Evidence supporting the effectiveness of screening in primary care settings continues to grow and the positive evidence from this research has encouraged national demonstration programs in the US to control substance use, such as King County's Best Start for Kids. In the United States, the dissemination of SBIRT technologies has been strongly supported by SAMHSA's SBIRT initiative. Universal, annual screening identifies unhealthy use of alcohol and drugs, and it's reported that  75-85% of patients will screen negative. For those who screen positive, further assessment is needed to determine the level of risk associated with their use.

=== Brief intervention ===
Following the screening, if it is determined that individuals substance use is hazardous, brief intervention is conducted. The brief intervention aims at providing detailed feedback, which focuses on increasing insight and awareness regarding substance use and instills motivation towards behavioral change. Originally, the brief intervention utilized brief advice approaches, whereas current U.S. SBIRT efforts focus on motivational interviewing approaches of various lengths. Intervention usually includes giving feedback on the risks and negative consequences of substance use, advising on modifying alcohol and drug use and suggestions options to choose from to modify risky behavior, hence encouraging the individual to exercise decision making.

An important strategy used to conduct Brief Intervention is FRAMES; Feedback on the risk for alcohol problems, Responsibility: where the individual with alcohol misuse is responsible for change, Advice: about reduction or explicit direction to change, Menu: providing a variety of strategies for change, Empathy: with a warm, reflective, empathic and understanding approach and Self-efficacy of the misusing person in making a change.

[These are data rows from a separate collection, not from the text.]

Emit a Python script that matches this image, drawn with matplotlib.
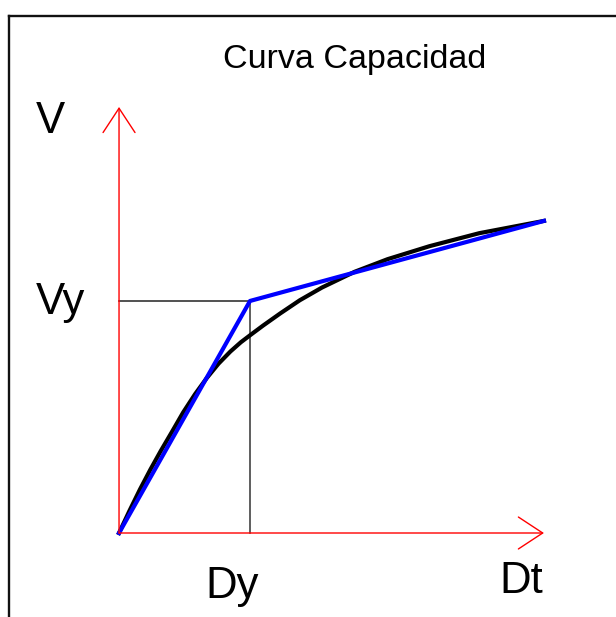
import matplotlib.pyplot as plt

# data (normalised so that Dy = 1 and Vy = 1)
dy_val = 1.0
vy_val = 1.0
dt_max = 3.244
v_max = 1.836

# capacity curve (black)
curve_d = [0.0, 0.08, 0.16, 0.24, 0.32, 0.40, 0.49, 0.58, 0.67, 0.76, 0.85, 0.93,
           1.00, 1.10, 1.23, 1.38, 1.55, 1.80, 2.05, 2.37, 2.75, 3.244]
curve_v = [0.0, 0.096, 0.188, 0.274, 0.355, 0.432, 0.520, 0.598, 0.668, 0.730, 0.782, 0.822,
           0.852, 0.894, 0.946, 1.003, 1.058, 1.126, 1.180, 1.236, 1.292, 1.345]

# bilinear idealisation (blue)
bilin_d = [0.0, dy_val, 3.244]
bilin_v = [0.0, vy_val, 1.345]

plt.rcParams['font.family'] = ['Liberation Sans', 'DejaVu Sans']

fig = plt.figure(figsize=(6.16, 6.17), dpi=100)
ax = fig.add_axes([9/616, 0, 1 - 9/616, 601/617])
ax.set_xlim(-0.840, 3.794)
ax.set_ylim(-0.362, 2.228)
ax.set_xticks([])
ax.set_yticks([])
for s in ['right', 'bottom']:
    ax.spines[s].set_visible(False)
for s in ['top', 'left']:
    ax.spines[s].set_linewidth(1.7)
    ax.spines[s].set_color('#111111')

# red axes with open arrow heads
arrow = dict(arrowstyle='->,head_length=1.75,head_width=1.15', color='red',
             lw=1.0, shrinkA=0, shrinkB=0, mutation_scale=10)
ax.annotate('', xy=(dt_max, 0), xytext=(0, 0), arrowprops=arrow)
ax.annotate('', xy=(0, v_max), xytext=(0, 0), arrowprops=arrow)

# yield reference lines
ax.plot([0, dy_val], [vy_val, vy_val], color='#222222', lw=1.1)
ax.plot([dy_val, dy_val], [0, vy_val], color='#333333', lw=1.1)

ax.plot(curve_d, curve_v, color='black', lw=3.0, solid_joinstyle='round')
ax.plot(bilin_d, bilin_v, color='blue', lw=3.0, solid_joinstyle='round')

ax.text(1.798, 2.004, 'Curva Capacidad', fontsize=24.5, ha='center', va='baseline')
ax.text(-0.634, 1.724, 'V', fontsize=31.5, ha='left', va='baseline')
ax.text(-0.634, 0.944, 'Vy', fontsize=31.5, ha='left', va='baseline')
ax.text(0.662, -0.280, 'Dy', fontsize=31.5, ha='left', va='baseline')
ax.text(2.900, -0.259, 'Dt', fontsize=31.5, ha='left', va='baseline')

fig.savefig('out.png', dpi=100)
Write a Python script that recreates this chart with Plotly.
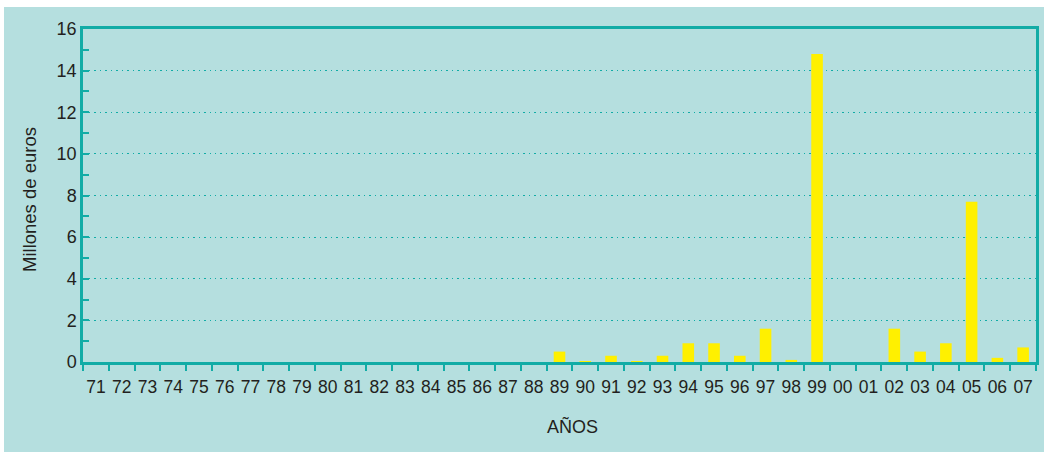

=== Referral to treatment ===
In cases where brief intervention has shown to have a little effect, the individuals are referred to treatment. A referral is usually indicated for only about 5% of people screened.

== Applications & Implementation of SBIRT ==
The applications of SBIRT are very flexible so it can be delivered in various settings, including, primary care centres, school-based health centers, clinics, and other community settings provide excellent opportunities for early intervention with at-risk substance users and for intervention for persons with substance use disorders. SBIRT has proved its importance in many medical settings in facilitating early identification of risky substance use, therefore many recent studies are exploring new approaches to understanding SBIRT and how best to implement the intervention to achieve the greatest positive results.